> **Aim of the task**:
Below are records; state how many of their lines hold the word "that", and give only the figure.

━━━━━ Data for this task

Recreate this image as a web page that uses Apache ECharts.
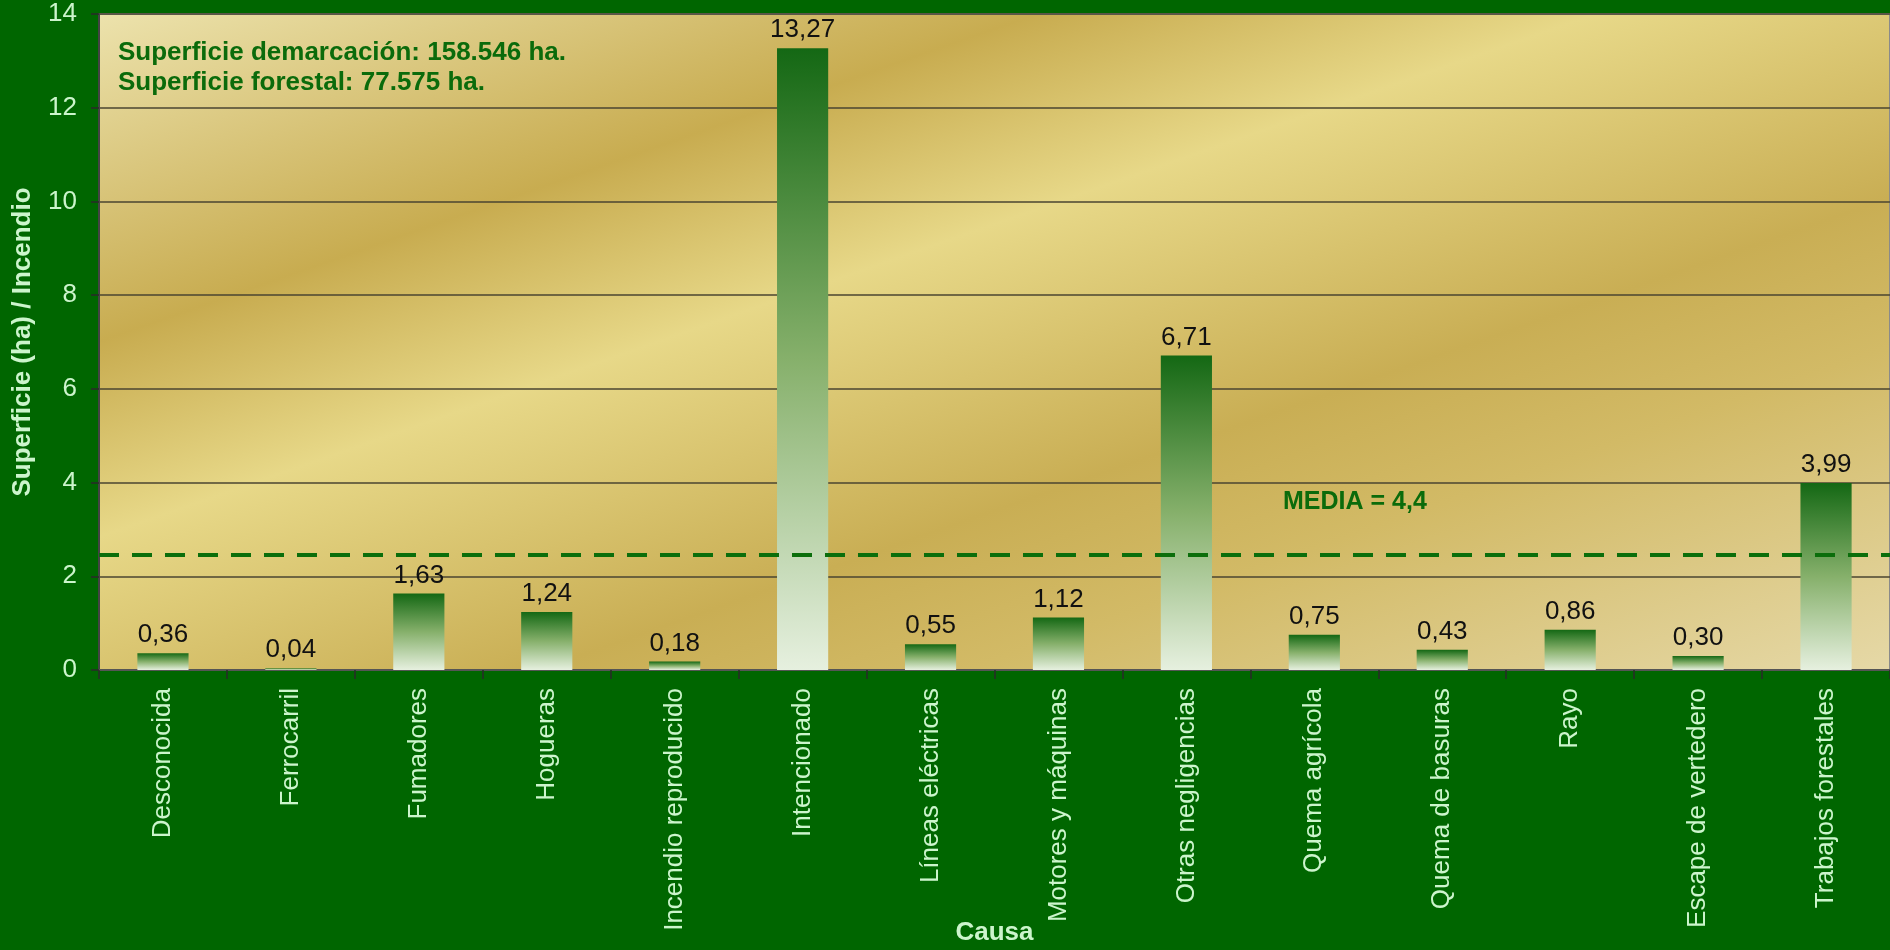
<!DOCTYPE html>
<html>
<head>
<meta charset="utf-8">
<script src="https://cdn.jsdelivr.net/npm/echarts@6/dist/echarts.min.js"></script>
<style>
html,body{margin:0;padding:0;background:#006600;}
#chart{width:1890px;height:950px;}
</style>
</head>
<body>
<div id="chart"></div>
<script>
const categories = ['Desconocida','Ferrocarril','Fumadores','Hogueras','Incendio reproducido','Intencionado','Líneas eléctricas','Motores y máquinas','Otras negligencias','Quema agrícola','Quema de basuras','Rayo','Escape de vertedero','Trabajos forestales'];
const values = [0.36, 0.04, 1.63, 1.24, 0.18, 13.27, 0.55, 1.12, 6.71, 0.75, 0.43, 0.86, 0.30, 3.99];
const mediaLine = 2.45;
const mediaText = 'MEDIA = 4,4';
const infoLines = ['Superficie demarcación: 158.546 ha.', 'Superficie forestal: 77.575 ha.'];
const yTicks = {min: 0, max: 14, interval: 2};

const FONT = '"Liberation Sans", Arial, sans-serif';
const chart = echarts.init(document.getElementById('chart'), null, {renderer: 'canvas'});

const bgGrad = new echarts.graphic.LinearGradient(100, 15, 500, 1160, [
  {offset: 0, color: '#ece2ac'},
  {offset: 0.254, color: '#c8ac50'},
  {offset: 0.406, color: '#e7d888'},
  {offset: 0.629, color: '#c9ae54'},
  {offset: 0.745, color: '#d2ba66'},
  {offset: 1, color: '#e6d9a8'}
], true);

const barGrad = new echarts.graphic.LinearGradient(0, 0, 0, 1, [
  {offset: 0, color: '#146814'},
  {offset: 0.5, color: '#86b06b'},
  {offset: 1, color: '#e6f0df'}
]);

chart.setOption({
  backgroundColor: '#006600',
  animation: false,
  grid: {
    left: 99, top: 14, right: 0, bottom: 280,
    outerBoundsMode: 'none',
    containLabel: false,
    show: true,
    backgroundColor: bgGrad,
    borderColor: '#8a8a8a',
    borderWidth: 2
  },
  xAxis: {
    type: 'category',
    data: categories,
    name: 'Causa',
    nameLocation: 'middle',
    nameGap: 250,
    nameMoveOverlap: false,
    nameTextStyle: {color: '#ccf5cc', fontSize: 26, fontWeight: 'bold', fontFamily: FONT},
    axisLine: {lineStyle: {color: '#555555', width: 2}},
    axisTick: {show: true, length: 9, lineStyle: {color: '#2a2a2a', width: 1.5}, alignWithLabel: false},
    axisLabel: {rotate: 90, color: '#ccf5cc', fontSize: 26, fontFamily: FONT, margin: 18, interval: 0}
  },
  yAxis: {
    type: 'value',
    min: yTicks.min, max: yTicks.max, interval: yTicks.interval,
    name: 'Superficie (ha) / Incendio',
    nameLocation: 'middle',
    nameGap: 63,
    nameMoveOverlap: false,
    nameTextStyle: {color: '#ccf5cc', fontSize: 26, fontWeight: 'bold', fontFamily: FONT},
    axisLine: {show: true, lineStyle: {color: '#444444', width: 2}},
    axisTick: {show: true, length: 8, lineStyle: {color: '#2a2a2a', width: 1.5}},
    axisLabel: {color: '#ccf5cc', fontSize: 26, fontFamily: FONT, margin: 22},
    splitLine: {show: true, lineStyle: {color: '#4a4430', width: 1.5}}
  },
  series: [{
    type: 'bar',
    data: values,
    barWidth: '40%',
    itemStyle: {color: barGrad},
    label: {
      show: true, position: 'top', distance: 5,
      color: '#111111', fontSize: 26, fontFamily: FONT,
      formatter: p => p.value.toFixed(2).replace('.', ',')
    },
    markLine: {
      silent: true,
      symbol: 'none',
      label: {show: false},
      lineStyle: {color: '#0b6e0b', width: 4, type: [20, 13]},
      data: [{yAxis: mediaLine}]
    }
  }],
  graphic: [
    {
      type: 'text', left: 118, top: 38, z: 100,
      style: {text: infoLines.join('\n'), fill: '#0b6b0b', font: 'bold 26px ' + FONT, lineHeight: 30}
    },
    {
      type: 'text', left: 1283, top: 490, z: 100,
      style: {text: mediaText, fill: '#0b6b0b', font: 'bold 25px ' + FONT}
    }
  ]
});
</script>
</body>
</html>
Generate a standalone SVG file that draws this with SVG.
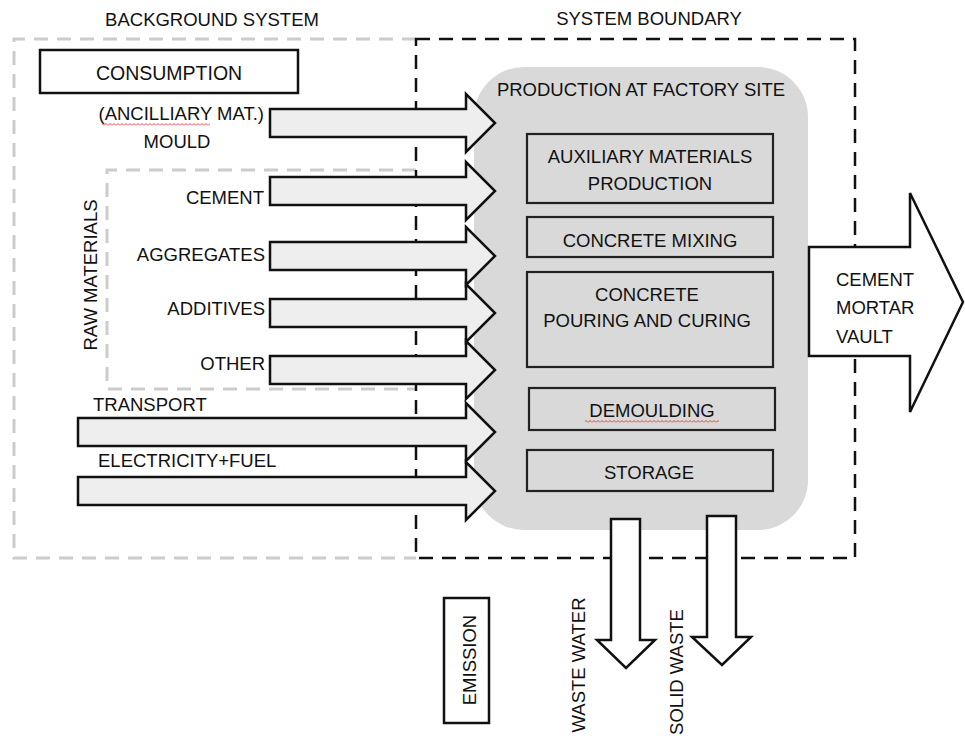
<svg xmlns="http://www.w3.org/2000/svg" width="965" height="736" viewBox="0 0 965 736">
<style>
text{font-family:"Liberation Sans",Arial,sans-serif;font-size:18.5px;fill:#111}
.c{text-anchor:middle}.e{text-anchor:end}
.gd{fill:none;stroke:#cccccc;stroke-width:3;stroke-dasharray:14 9}
.bd{fill:none;stroke:#111;stroke-width:2.5;stroke-dasharray:14 9}
.box{fill:#d9d9d9;stroke:#222;stroke-width:2.2}
.in{fill:#eeeeee;stroke:#111;stroke-width:2.5;stroke-linejoin:miter}
.out{fill:#fff;stroke:#111;stroke-width:2.5}
</style>
<defs>
<pattern id="squig" width="4" height="3" patternUnits="userSpaceOnUse"><path d="M0,2.5 L2,0.5 L4,2.5" stroke="#e03030" fill="none" stroke-width="0.9"/></pattern>
</defs>
<rect width="965" height="736" fill="#fff"/>
<g id="boundaries">
<path class="gd" d="M416,39 H14 V558 H416"/>
<path class="gd" d="M416,170 H107 V389 H416"/>
<rect class="bd" x="416" y="39" width="439" height="519"/>
<text class="c" x="212" y="26">BACKGROUND SYSTEM</text>
<text class="c" x="649" y="25">SYSTEM BOUNDARY</text>
<text class="c" transform="translate(97,275) rotate(-90)">RAW MATERIALS</text>
</g>
<g id="consumption">
<rect x="40" y="50" width="258" height="43" fill="#fff" stroke="#111" stroke-width="2.5"/>
<text class="c" x="169" y="80" style="font-size:19.5px">CONSUMPTION</text>
</g>
<g id="production">
<rect x="474" y="67" width="334" height="463" rx="50" fill="#d9d9d9"/>
<text class="c" x="641" y="96">PRODUCTION AT FACTORY SITE</text>
</g>
<g id="aux">
<rect class="box" x="527" y="134" width="246" height="69"/>
<text class="c" x="650" y="163">AUXILIARY MATERIALS</text>
<text class="c" x="650" y="190">PRODUCTION</text>
</g>
<g id="mixing">
<rect class="box" x="527" y="217" width="246" height="40"/>
<text class="c" x="650" y="247">CONCRETE MIXING</text>
</g>
<g id="pouring">
<rect class="box" x="527" y="272" width="246" height="95"/>
<text class="c" x="647" y="301">CONCRETE</text>
<text class="c" x="647" y="327">POURING AND CURING</text>
</g>
<g id="demoulding">
<rect class="box" x="529" y="388" width="246" height="42"/>
<text class="c" x="652" y="417">DEMOULDING</text>
<rect x="585" y="420" width="134" height="3" fill="url(#squig)"/>
</g>
<g id="storage">
<rect class="box" x="527" y="450" width="246" height="41"/>
<text class="c" x="649" y="479">STORAGE</text>
</g>
<g id="emission">
<rect x="444" y="598" width="45" height="125" fill="#fff" stroke="#111" stroke-width="2.5"/>
<text class="c" transform="translate(476,660) rotate(-90)">EMISSION</text>
</g>
<g id="connectors">
<path class="in" d="M270,109 H466 V94 L495,123 L466,152 V137 H270 Z"/>
<path class="in" d="M270,177 H466 V162 L495,191 L466,220 V205 H270 Z"/>
<path class="in" d="M270,242 H466 V227 L495,256 L466,285 V270 H270 Z"/>
<path class="in" d="M270,299 H466 V284 L495,313 L466,342 V327 H270 Z"/>
<path class="in" d="M270,356 H466 V341 L495,370 L466,399 V384 H270 Z"/>
<path class="in" d="M78,418 H466 V403 L495,432 L466,461 V446 H78 Z"/>
<path class="in" d="M78,477 H466 V462 L495,491 L466,520 V505 H78 Z"/>
<path class="out" d="M809,247 H910 V193 L963,302 L910,412 V356 H809 Z"/>
<path class="out" d="M611,519 V640 H597 L626,668 L655,640 H640 V519 Z"/>
<path class="out" d="M707,516 V637 H692 L722,665 L751,637 H736 V516 Z"/>
</g>
<g id="labels">
<text class="e" x="264" y="120">(ANCILLIARY MAT.)</text>
<rect x="102" y="123" width="108" height="3" fill="url(#squig)"/>
<text class="c" x="177" y="148">MOULD</text>
<text class="e" x="264" y="204">CEMENT</text>
<text class="e" x="265" y="261">AGGREGATES</text>
<text class="e" x="265" y="315">ADDITIVES</text>
<text class="e" x="265" y="370">OTHER</text>
<text x="93" y="411">TRANSPORT</text>
<text x="98" y="467">ELECTRICITY+FUEL</text>
<text x="836" y="286">CEMENT</text>
<text x="836" y="314">MORTAR</text>
<text x="836" y="343">VAULT</text>
<text class="c" transform="translate(585,665) rotate(-90)">WASTE WATER</text>
<text class="c" transform="translate(683,672) rotate(-90)">SOLID WASTE</text>
</g>
</svg>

━━━━━━━━━━

> **Answer to this problem**:
2